NEWS

Coalition leaders approach troika targets with caution

Prime Minister Antonis Samaras and Deputy Premier Evangelos Venizelos met on Tuesday to study the list of 19 actions that the troika has demanded from Athens, setting apart five on which they believe the government will have to proceed cautiously.

The troika has asked for a range of reforms to be carried out so the current review of the Greek program can be completed before the end of the year, paving the way for the eurozone to provide Greece with a precautionary credit line to exit its bailout. However, the government is concerned that some of the lenders’ demands are too politically sensitive to be considered at this stage.

During Tuesday’s meeting the two leaders identified the bridging of the 2015 fiscal gap, relaxation of restrictions on mass dismissals in the private sector, changes to retirement criteria, increases to value-added tax and lifting of restrictions on foreclosures for primary residences as the five actions that have to be treated with extreme caution.

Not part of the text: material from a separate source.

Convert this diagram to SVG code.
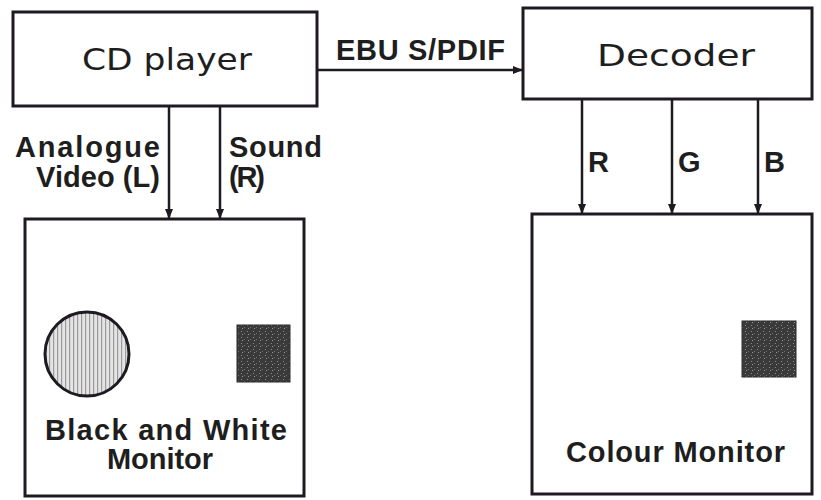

The troika, however, does not seem willing to back down. On the issue of pension reform, for instance, Kathimerini understands that the troika wants the retirement ages to increase for specific groups that are exempt from the general rule. They also want the minimum pension to be available to those who have worked for at least 20 years, rather than the current 15.

Sources said that troika officials have referenced a report by the Center of Economic Planning and Research (KEPE), which shows that only 21 percent of Greeks insured with the IKA social security fund retire at 65 and most stop working earlier.

Nevertheless, a European Union official indicated on Tuesday that troika officials may return to Greece as early as this weekend. He also suggested that there might be “limited flexibility” from the troika on some of the actions, which could be shifted to next year, when Greece will still be bound by the terms of its credit line agreement even if it accepts no further funding from the International Monetary Fund.